GOAL OF THE EXERCISE | Without copying any pictures, restate exactly the lines from the start of the records through the line containing "soft_high = [7, 22, 4, 6]".

Figure scripts |
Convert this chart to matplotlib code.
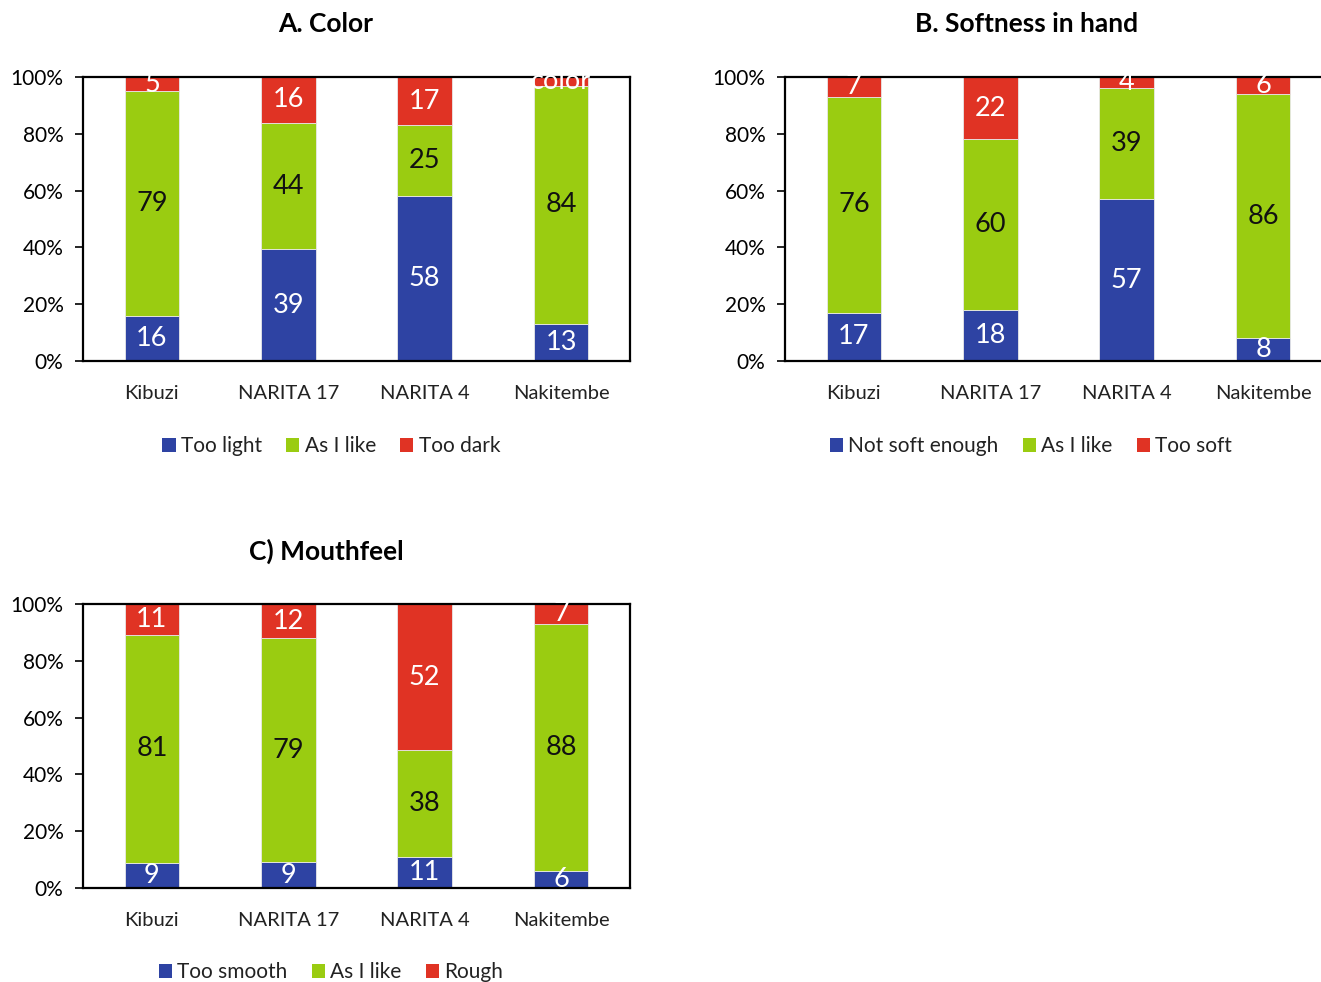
import numpy as np
import matplotlib
matplotlib.use("Agg")
import matplotlib.pyplot as plt
from matplotlib.patches import Patch

plt.rcParams['font.family'] = ['Lato', 'DejaVu Sans']

varieties = ['Kibuzi', 'NARITA 17', 'NARITA 4', 'Nakitembe']

# A. Color
color_labels = ['Too light', 'As I like', 'Too dark']
color_low = [16, 39, 58, 13]
color_ok = [79, 44, 25, 84]
color_high = [5, 16, 17, 3]

# B. Softness in hand
soft_labels = ['Not soft enough', 'As I like', 'Too soft']
soft_low = [17, 18, 57, 8]
soft_ok = [76, 60, 39, 86]
soft_high = [7, 22, 4, 6]

# C) Mouthfeel
mouth_labels = ['Too smooth', 'As I like', 'Rough']
mouth_low = [9, 9, 11, 6]
mouth_ok = [81, 79, 38, 88]
mouth_high = [11, 12, 52, 7]

BLUE = '#2E43A3'
GREEN = '#9ACC11'
RED = '#E03324'
seg_colors = [BLUE, GREEN, RED]
txt_colors = ['white', '#111111', 'white']


def stacked_panel(ax, series, text_override=None):
    data = np.array(series, dtype=float)
    totals = data.sum(axis=0)
    pct = data / totals * 100
    x = np.arange(len(varieties))
    bottom = np.zeros(len(varieties))
    for i, (vals, p) in enumerate(zip(data, pct)):
        ax.bar(x, p, 0.4, bottom=bottom, color=seg_colors[i],
               edgecolor='#e8e8e8', linewidth=0.6, zorder=2)
        for j in range(len(x)):
            label = f'{vals[j]:.0f}'
            if text_override and (i, j) in text_override:
                label = text_override[(i, j)]
            ax.text(x[j], bottom[j] + p[j] / 2, label, ha='center', va='center',
                    fontsize=19.5, color=txt_colors[i], zorder=3)
        bottom += p
    ax.set_xlim(-0.505, 3.505)
    ax.set_ylim(0, 100)
    ax.set_yticks(np.arange(0, 101, 20))
    ax.set_yticklabels([f'{v}%' for v in range(0, 101, 20)], fontsize=15)
    ax.set_xticks(x)
    ax.set_xticklabels(varieties, fontsize=14.5, color='#222222')
    ax.tick_params(axis='x', length=0, pad=17)
    ax.tick_params(axis='y', length=6, width=1.2, direction='out', pad=8)
    for s in ax.spines.values():
        s.set_linewidth(1.6)
        s.set_color('black')


fig = plt.figure(figsize=(13.21, 9.82), dpi=100)
W, H = 1321, 982


def add_axes(left, top, right, bottom):
    return fig.add_axes([left / W, 1 - bottom / H, (right - left) / W, (bottom - top) / H])


axA = add_axes(83, 77, 630, 361)
axB = add_axes(785, 77, 1332, 361)
axC = add_axes(83, 604, 630, 888)

stacked_panel(axA, [color_low, color_ok, color_high], text_override={(2, 3): 'color'})
stacked_panel(axB, [soft_low, soft_ok, soft_high])
stacked_panel(axC, [mouth_low, mouth_ok, mouth_high])

fig.text(326 / W, 1 - 24 / H, 'A. Color', ha='center', va='center', fontsize=19, fontweight='bold')
fig.text(1027 / W, 1 - 24 / H, 'B. Softness in hand', ha='center', va='center', fontsize=19, fontweight='bold')
fig.text(326 / W, 1 - 551 / H, 'C) Mouthfeel', ha='center', va='center', fontsize=19, fontweight='bold')


def add_legend(labels, cx, cy):
    handles = [Patch(facecolor=c, edgecolor='none') for c in seg_colors]
    fig.legend(handles, labels, loc='center', bbox_to_anchor=(cx / W, 1 - cy / H),
               ncol=3, frameon=False, fontsize=15, handlelength=0.65, handleheight=0.65,
               handletextpad=0.25, columnspacing=1.15, labelcolor='#222222')


add_legend(color_labels, 331, 446)
add_legend(soft_labels, 1031, 446)
add_legend(mouth_labels, 331, 972)

fig.savefig('out.png', dpi=100)
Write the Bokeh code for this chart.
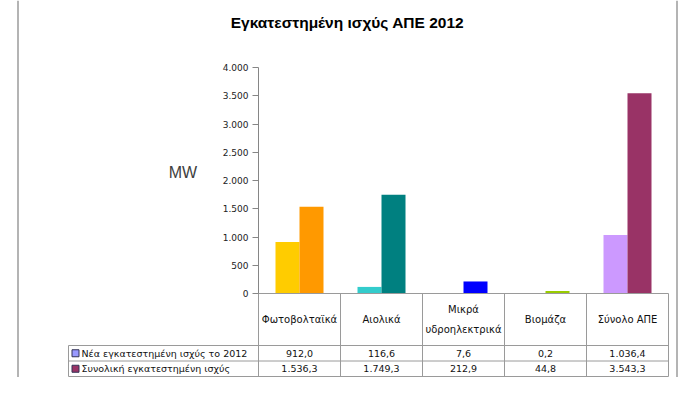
from bokeh.plotting import figure
from bokeh.models import Range1d, LinearAxis, FixedTicker, ColumnDataSource
from bokeh.core.properties import value
from bokeh.embed import file_html
from bokeh.resources import INLINE

# ---------------- data ----------------
categories = ["Φωτοβολταϊκά", "Αιολικά", "Μικρά\nυδροηλεκτρικά", "Βιομάζα", "Σύνολο ΑΠΕ"]
new_2012 = [912.0, 116.6, 7.6, 0.2, 1036.4]
total_installed = [1536.3, 1749.3, 212.9, 44.8, 3543.3]
series_names = ["Νέα εγκατεστημένη ισχύς το 2012", "Συνολική εγκατεστημένη ισχύς"]
new_colors = ["#FFCC00", "#33CCCC", "#3366FF", "#CCFFCC", "#CC99FF"]
total_colors = ["#FF9900", "#008080", "#0000FF", "#99CC00", "#993366"]
legend_colors = ["#9999FF", "#993366"]
y_ticks = [0, 500, 1000, 1500, 2000, 2500, 3000, 3500, 4000]
y_tick_labels = ["0", "500", "1.000", "1.500", "2.000", "2.500", "3.000", "3.500", "4.000"]
title_text = "Εγκατεστημένη ισχύς ΑΠΕ 2012"
unit_label = "MW"

# ---------------- layout helpers (picture pixels -> data) ----------------
W, H = 684, 377
ZERO_PY = 293.0
TOP_PY = 67.0
PX = 4000.0 / (ZERO_PY - TOP_PY)   # data units per pixel
AX_PX = 258.0
CAT_W = 82.0

def Y(py):
    return (ZERO_PY - py) * PX

def X(px):
    return (px - AX_PX) / CAT_W

def fmt(v):
    s = f"{v:,.1f}"
    return s.replace(",", "#").replace(".", ",").replace("#", ".")

p = figure(width=W, height=H, output_backend="svg", toolbar_location=None,
           x_range=Range1d(X(0), X(W)), y_range=Range1d(Y(H), Y(0)),
           x_axis_location=None, y_axis_location=None, min_border=0,
           background_fill_color="white", border_fill_color="white")
p.outline_line_color = None
for g in p.grid:
    g.visible = False

GRID = "#9a9a9a"
n = len(categories)
centers = [i + 0.5 for i in range(n)]
BW = 24.0 / CAT_W
off = BW / 2

# outer chart border (left & right sides)
p.segment(x0=[X(17.5), X(676.5)], y0=[Y(0)] * 2, x1=[X(17.5), X(676.5)], y1=[Y(H)] * 2,
          line_color="#b4b4b4", line_width=2)

# bars
src_new = ColumnDataSource(dict(x=[c - off for c in centers], top=new_2012, color=new_colors))
src_tot = ColumnDataSource(dict(x=[c + off for c in centers], top=total_installed, color=total_colors))
p.vbar(x="x", top="top", bottom=0, width=BW, fill_color="color", line_color=None, source=src_new)
p.vbar(x="x", top="top", bottom=0, width=BW, fill_color="color", line_color=None, source=src_tot)

# y axis
yaxis = LinearAxis(fixed_location=0, bounds=(0, 4000), ticker=FixedTicker(ticks=y_ticks),
                   major_label_overrides={t: l for t, l in zip(y_ticks, y_tick_labels)})
yaxis.axis_line_color = "#868686"
yaxis.major_tick_line_color = "#868686"
yaxis.major_tick_out = 6
yaxis.major_tick_in = 0
yaxis.minor_tick_out = 0
yaxis.minor_tick_in = 0
yaxis.major_label_standoff = 4
yaxis.major_label_text_font = "DejaVu Sans"
yaxis.major_label_text_font_size = "9px"
yaxis.major_label_text_color = "#222222"
p.add_layout(yaxis, "left")

# data table
row_lines = [Y(345), Y(360.5), Y(376)]
row_centers = [Y(352.75), Y(368.25)]
# baseline (x axis) and table horizontals
p.segment(x0=[0], y0=[0], x1=[n], y1=[0], line_color=GRID, line_width=1)
p.segment(x0=[X(68)] * 3, y0=row_lines, x1=[n] * 3, y1=row_lines, line_color=GRID, line_width=1)
# verticals
p.segment(x0=list(range(n + 1)), y0=[0] * (n + 1), x1=list(range(n + 1)), y1=[row_lines[-1]] * (n + 1),
          line_color=GRID, line_width=1)
p.segment(x0=[X(68)], y0=[row_lines[0]], x1=[X(68)], y1=[row_lines[-1]], line_color=GRID, line_width=1)

# headers
p.text(x=centers, y=[Y(319)] * n, text=categories, text_align="center", text_baseline="middle",
       text_font=value("DejaVu Sans"), text_font_size="10px", text_color="#111111",
       text_line_height=1.8)

# values
for r, vals in enumerate([new_2012, total_installed]):
    p.text(x=centers, y=[row_centers[r]] * n, text=[fmt(v) for v in vals], text_align="center",
           text_baseline="middle", text_font=value("DejaVu Sans"), text_font_size="9.5px",
           text_color="#111111")

# legend keys in table
p.scatter(x=[X(75)] * 2, y=row_centers, marker="square", size=7, fill_color=legend_colors,
          line_color="#333355", line_width=1)
p.text(x=[X(81)] * 2, y=row_centers, text=series_names, text_align="left", text_baseline="middle",
       text_font=value("DejaVu Sans"), text_font_size="9.5px", text_color="#111111")

# title and unit label
p.text(x=[X(347)], y=[Y(22)], text=[title_text], text_align="center", text_baseline="middle",
       text_font=value("Liberation Sans"), text_font_size="15.5px", text_font_style="bold",
       text_color="#000000")
p.text(x=[X(182.5)], y=[Y(172)], text=[unit_label], text_align="center", text_baseline="middle",
       text_font=value("Liberation Sans"), text_font_size="16px", text_color="#404040")

open("out.html", "w").write(file_html(p, INLINE))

OUTPUT BELOW |
Convert this chart to matplotlib code.
import numpy as np
import matplotlib
matplotlib.use("Agg")
import matplotlib.pyplot as plt
from matplotlib.patches import Patch

plt.rcParams['font.family'] = ['Lato', 'DejaVu Sans']

varieties = ['Kibuzi', 'NARITA 17', 'NARITA 4', 'Nakitembe']

# A. Color
color_labels = ['Too light', 'As I like', 'Too dark']
color_low = [16, 39, 58, 13]
color_ok = [79, 44, 25, 84]
color_high = [5, 16, 17, 3]

# B. Softness in hand
soft_labels = ['Not soft enough', 'As I like', 'Too soft']
soft_low = [17, 18, 57, 8]
soft_ok = [76, 60, 39, 86]
soft_high = [7, 22, 4, 6]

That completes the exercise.